* [PROVIDED MATERIAL]:
* BEGIN *
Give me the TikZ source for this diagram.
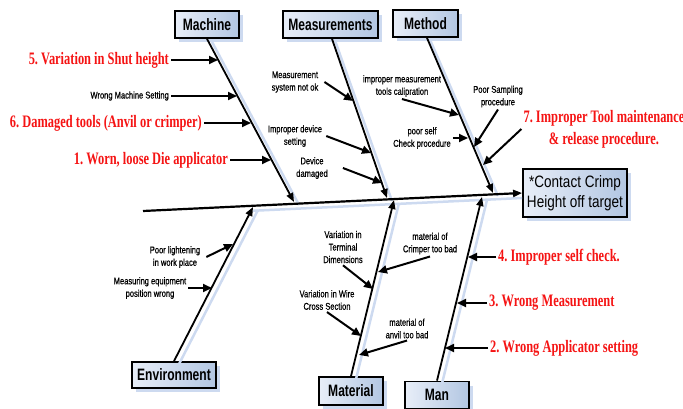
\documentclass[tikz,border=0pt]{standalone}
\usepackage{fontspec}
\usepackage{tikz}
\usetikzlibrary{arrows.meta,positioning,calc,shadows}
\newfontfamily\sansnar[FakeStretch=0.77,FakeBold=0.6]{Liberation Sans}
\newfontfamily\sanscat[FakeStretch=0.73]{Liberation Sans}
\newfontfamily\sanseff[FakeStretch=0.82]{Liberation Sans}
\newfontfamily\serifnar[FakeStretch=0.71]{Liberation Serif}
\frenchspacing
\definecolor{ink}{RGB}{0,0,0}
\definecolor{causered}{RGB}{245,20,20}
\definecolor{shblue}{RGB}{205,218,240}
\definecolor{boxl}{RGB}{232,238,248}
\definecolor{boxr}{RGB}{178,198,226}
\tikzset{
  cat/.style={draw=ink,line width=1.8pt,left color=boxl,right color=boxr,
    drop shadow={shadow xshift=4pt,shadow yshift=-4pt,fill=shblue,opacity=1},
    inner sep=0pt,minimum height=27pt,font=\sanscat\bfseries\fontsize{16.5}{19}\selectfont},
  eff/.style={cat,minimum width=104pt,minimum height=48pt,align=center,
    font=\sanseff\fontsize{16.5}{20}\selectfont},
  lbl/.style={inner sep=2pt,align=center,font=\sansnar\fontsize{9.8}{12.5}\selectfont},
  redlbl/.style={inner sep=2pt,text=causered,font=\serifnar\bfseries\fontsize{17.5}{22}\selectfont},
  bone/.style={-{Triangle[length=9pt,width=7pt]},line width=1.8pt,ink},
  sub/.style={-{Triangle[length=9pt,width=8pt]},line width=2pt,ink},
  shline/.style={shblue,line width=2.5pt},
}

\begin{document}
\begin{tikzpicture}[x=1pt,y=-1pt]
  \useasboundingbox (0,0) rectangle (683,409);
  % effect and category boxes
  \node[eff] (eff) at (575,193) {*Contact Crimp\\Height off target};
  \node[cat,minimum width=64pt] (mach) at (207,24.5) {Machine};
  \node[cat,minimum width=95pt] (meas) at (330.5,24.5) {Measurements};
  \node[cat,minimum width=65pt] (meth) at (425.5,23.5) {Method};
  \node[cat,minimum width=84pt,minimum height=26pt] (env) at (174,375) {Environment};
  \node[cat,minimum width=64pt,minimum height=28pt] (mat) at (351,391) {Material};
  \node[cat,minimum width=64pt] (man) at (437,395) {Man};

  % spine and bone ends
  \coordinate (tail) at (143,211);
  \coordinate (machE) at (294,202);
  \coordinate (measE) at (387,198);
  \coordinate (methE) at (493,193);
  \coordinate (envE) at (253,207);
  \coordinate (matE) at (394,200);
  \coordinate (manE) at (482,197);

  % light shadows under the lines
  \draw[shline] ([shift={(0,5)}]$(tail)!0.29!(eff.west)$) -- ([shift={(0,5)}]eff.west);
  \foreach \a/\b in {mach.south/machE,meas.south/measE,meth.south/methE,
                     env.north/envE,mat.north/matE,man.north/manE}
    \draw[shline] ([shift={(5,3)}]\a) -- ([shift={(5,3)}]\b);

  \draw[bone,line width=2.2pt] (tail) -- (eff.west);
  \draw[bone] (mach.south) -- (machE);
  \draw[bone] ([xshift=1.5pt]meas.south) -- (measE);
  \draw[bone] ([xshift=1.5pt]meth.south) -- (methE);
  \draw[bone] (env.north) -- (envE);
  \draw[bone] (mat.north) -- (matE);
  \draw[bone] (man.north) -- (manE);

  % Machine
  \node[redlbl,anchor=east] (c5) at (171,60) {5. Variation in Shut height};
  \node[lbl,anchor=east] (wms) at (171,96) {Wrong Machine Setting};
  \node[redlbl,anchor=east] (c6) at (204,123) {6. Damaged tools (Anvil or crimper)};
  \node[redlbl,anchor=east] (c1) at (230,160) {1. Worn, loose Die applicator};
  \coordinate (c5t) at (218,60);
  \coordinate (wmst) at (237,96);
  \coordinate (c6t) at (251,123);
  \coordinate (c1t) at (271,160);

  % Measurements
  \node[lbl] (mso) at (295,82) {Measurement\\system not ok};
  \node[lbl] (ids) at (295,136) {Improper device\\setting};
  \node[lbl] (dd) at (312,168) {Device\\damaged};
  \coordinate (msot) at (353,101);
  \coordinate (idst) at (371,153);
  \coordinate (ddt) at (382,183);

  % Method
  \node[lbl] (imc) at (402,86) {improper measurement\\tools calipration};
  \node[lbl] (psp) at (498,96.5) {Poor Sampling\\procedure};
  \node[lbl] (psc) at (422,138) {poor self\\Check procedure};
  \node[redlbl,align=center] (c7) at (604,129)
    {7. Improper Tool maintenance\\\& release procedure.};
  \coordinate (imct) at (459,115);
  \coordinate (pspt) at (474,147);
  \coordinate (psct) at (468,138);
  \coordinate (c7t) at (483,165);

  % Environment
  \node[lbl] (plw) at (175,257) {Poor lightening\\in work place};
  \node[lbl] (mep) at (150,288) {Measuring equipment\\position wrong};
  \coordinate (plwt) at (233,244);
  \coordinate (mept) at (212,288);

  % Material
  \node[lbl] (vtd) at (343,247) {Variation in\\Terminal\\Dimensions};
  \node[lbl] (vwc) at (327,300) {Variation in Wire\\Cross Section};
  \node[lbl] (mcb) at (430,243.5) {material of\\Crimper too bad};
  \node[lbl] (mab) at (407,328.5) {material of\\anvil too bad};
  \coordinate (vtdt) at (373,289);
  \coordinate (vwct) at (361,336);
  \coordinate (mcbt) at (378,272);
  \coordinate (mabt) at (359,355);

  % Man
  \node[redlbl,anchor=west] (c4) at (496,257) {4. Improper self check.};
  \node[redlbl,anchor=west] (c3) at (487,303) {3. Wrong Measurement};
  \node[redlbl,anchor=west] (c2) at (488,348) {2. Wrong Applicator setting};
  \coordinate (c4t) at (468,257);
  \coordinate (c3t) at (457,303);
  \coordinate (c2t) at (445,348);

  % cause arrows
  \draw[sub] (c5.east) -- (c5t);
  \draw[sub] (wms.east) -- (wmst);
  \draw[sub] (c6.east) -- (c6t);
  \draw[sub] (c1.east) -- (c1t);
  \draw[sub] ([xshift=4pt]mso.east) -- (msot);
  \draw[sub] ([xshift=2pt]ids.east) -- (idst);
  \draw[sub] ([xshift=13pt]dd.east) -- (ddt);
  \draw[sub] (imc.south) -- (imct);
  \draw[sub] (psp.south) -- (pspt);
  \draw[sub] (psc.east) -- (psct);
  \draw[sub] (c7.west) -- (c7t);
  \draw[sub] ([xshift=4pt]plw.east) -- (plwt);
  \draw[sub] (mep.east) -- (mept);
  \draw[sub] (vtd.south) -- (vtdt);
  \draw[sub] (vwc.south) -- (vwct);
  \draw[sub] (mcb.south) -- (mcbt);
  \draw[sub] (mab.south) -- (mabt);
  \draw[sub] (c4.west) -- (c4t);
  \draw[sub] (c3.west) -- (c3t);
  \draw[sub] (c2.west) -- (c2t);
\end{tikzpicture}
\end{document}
* END *
* [WHAT IS EXPECTED]: Repeat the material above in full and exactly, apart from the pictures.

* [WRITTEN SOLUTION]:
Give me the TikZ source for this diagram.
\documentclass[tikz,border=0pt]{standalone}
\usepackage{fontspec}
\usepackage{tikz}
\usetikzlibrary{arrows.meta,positioning,calc,shadows}
\newfontfamily\sansnar[FakeStretch=0.77,FakeBold=0.6]{Liberation Sans}
\newfontfamily\sanscat[FakeStretch=0.73]{Liberation Sans}
\newfontfamily\sanseff[FakeStretch=0.82]{Liberation Sans}
\newfontfamily\serifnar[FakeStretch=0.71]{Liberation Serif}
\frenchspacing
\definecolor{ink}{RGB}{0,0,0}
\definecolor{causered}{RGB}{245,20,20}
\definecolor{shblue}{RGB}{205,218,240}
\definecolor{boxl}{RGB}{232,238,248}
\definecolor{boxr}{RGB}{178,198,226}
\tikzset{
  cat/.style={draw=ink,line width=1.8pt,left color=boxl,right color=boxr,
    drop shadow={shadow xshift=4pt,shadow yshift=-4pt,fill=shblue,opacity=1},
    inner sep=0pt,minimum height=27pt,font=\sanscat\bfseries\fontsize{16.5}{19}\selectfont},
  eff/.style={cat,minimum width=104pt,minimum height=48pt,align=center,
    font=\sanseff\fontsize{16.5}{20}\selectfont},
  lbl/.style={inner sep=2pt,align=center,font=\sansnar\fontsize{9.8}{12.5}\selectfont},
  redlbl/.style={inner sep=2pt,text=causered,font=\serifnar\bfseries\fontsize{17.5}{22}\selectfont},
  bone/.style={-{Triangle[length=9pt,width=7pt]},line width=1.8pt,ink},
  sub/.style={-{Triangle[length=9pt,width=8pt]},line width=2pt,ink},
  shline/.style={shblue,line width=2.5pt},
}

\begin{document}
\begin{tikzpicture}[x=1pt,y=-1pt]
  \useasboundingbox (0,0) rectangle (683,409);
  % effect and category boxes
  \node[eff] (eff) at (575,193) {*Contact Crimp\\Height off target};
  \node[cat,minimum width=64pt] (mach) at (207,24.5) {Machine};
  \node[cat,minimum width=95pt] (meas) at (330.5,24.5) {Measurements};
  \node[cat,minimum width=65pt] (meth) at (425.5,23.5) {Method};
  \node[cat,minimum width=84pt,minimum height=26pt] (env) at (174,375) {Environment};
  \node[cat,minimum width=64pt,minimum height=28pt] (mat) at (351,391) {Material};
  \node[cat,minimum width=64pt] (man) at (437,395) {Man};

  % spine and bone ends
  \coordinate (tail) at (143,211);
  \coordinate (machE) at (294,202);
  \coordinate (measE) at (387,198);
  \coordinate (methE) at (493,193);
  \coordinate (envE) at (253,207);
  \coordinate (matE) at (394,200);
  \coordinate (manE) at (482,197);

  % light shadows under the lines
  \draw[shline] ([shift={(0,5)}]$(tail)!0.29!(eff.west)$) -- ([shift={(0,5)}]eff.west);
  \foreach \a/\b in {mach.south/machE,meas.south/measE,meth.south/methE,
                     env.north/envE,mat.north/matE,man.north/manE}
    \draw[shline] ([shift={(5,3)}]\a) -- ([shift={(5,3)}]\b);

  \draw[bone,line width=2.2pt] (tail) -- (eff.west);
  \draw[bone] (mach.south) -- (machE);
  \draw[bone] ([xshift=1.5pt]meas.south) -- (measE);
  \draw[bone] ([xshift=1.5pt]meth.south) -- (methE);
  \draw[bone] (env.north) -- (envE);
  \draw[bone] (mat.north) -- (matE);
  \draw[bone] (man.north) -- (manE);

  % Machine
  \node[redlbl,anchor=east] (c5) at (171,60) {5. Variation in Shut height};
  \node[lbl,anchor=east] (wms) at (171,96) {Wrong Machine Setting};
  \node[redlbl,anchor=east] (c6) at (204,123) {6. Damaged tools (Anvil or crimper)};
  \node[redlbl,anchor=east] (c1) at (230,160) {1. Worn, loose Die applicator};
  \coordinate (c5t) at (218,60);
  \coordinate (wmst) at (237,96);
  \coordinate (c6t) at (251,123);
  \coordinate (c1t) at (271,160);

  % Measurements
  \node[lbl] (mso) at (295,82) {Measurement\\system not ok};
  \node[lbl] (ids) at (295,136) {Improper device\\setting};
  \node[lbl] (dd) at (312,168) {Device\\damaged};
  \coordinate (msot) at (353,101);
  \coordinate (idst) at (371,153);
  \coordinate (ddt) at (382,183);

  % Method
  \node[lbl] (imc) at (402,86) {improper measurement\\tools calipration};
  \node[lbl] (psp) at (498,96.5) {Poor Sampling\\procedure};
  \node[lbl] (psc) at (422,138) {poor self\\Check procedure};
  \node[redlbl,align=center] (c7) at (604,129)
    {7. Improper Tool maintenance\\\& release procedure.};
  \coordinate (imct) at (459,115);
  \coordinate (pspt) at (474,147);
  \coordinate (psct) at (468,138);
  \coordinate (c7t) at (483,165);

  % Environment
  \node[lbl] (plw) at (175,257) {Poor lightening\\in work place};
  \node[lbl] (mep) at (150,288) {Measuring equipment\\position wrong};
  \coordinate (plwt) at (233,244);
  \coordinate (mept) at (212,288);

  % Material
  \node[lbl] (vtd) at (343,247) {Variation in\\Terminal\\Dimensions};
  \node[lbl] (vwc) at (327,300) {Variation in Wire\\Cross Section};
  \node[lbl] (mcb) at (430,243.5) {material of\\Crimper too bad};
  \node[lbl] (mab) at (407,328.5) {material of\\anvil too bad};
  \coordinate (vtdt) at (373,289);
  \coordinate (vwct) at (361,336);
  \coordinate (mcbt) at (378,272);
  \coordinate (mabt) at (359,355);

  % Man
  \node[redlbl,anchor=west] (c4) at (496,257) {4. Improper self check.};
  \node[redlbl,anchor=west] (c3) at (487,303) {3. Wrong Measurement};
  \node[redlbl,anchor=west] (c2) at (488,348) {2. Wrong Applicator setting};
  \coordinate (c4t) at (468,257);
  \coordinate (c3t) at (457,303);
  \coordinate (c2t) at (445,348);

  % cause arrows
  \draw[sub] (c5.east) -- (c5t);
  \draw[sub] (wms.east) -- (wmst);
  \draw[sub] (c6.east) -- (c6t);
  \draw[sub] (c1.east) -- (c1t);
  \draw[sub] ([xshift=4pt]mso.east) -- (msot);
  \draw[sub] ([xshift=2pt]ids.east) -- (idst);
  \draw[sub] ([xshift=13pt]dd.east) -- (ddt);
  \draw[sub] (imc.south) -- (imct);
  \draw[sub] (psp.south) -- (pspt);
  \draw[sub] (psc.east) -- (psct);
  \draw[sub] (c7.west) -- (c7t);
  \draw[sub] ([xshift=4pt]plw.east) -- (plwt);
  \draw[sub] (mep.east) -- (mept);
  \draw[sub] (vtd.south) -- (vtdt);
  \draw[sub] (vwc.south) -- (vwct);
  \draw[sub] (mcb.south) -- (mcbt);
  \draw[sub] (mab.south) -- (mabt);
  \draw[sub] (c4.west) -- (c4t);
  \draw[sub] (c3.west) -- (c3t);
  \draw[sub] (c2.west) -- (c2t);
\end{tikzpicture}
\end{document}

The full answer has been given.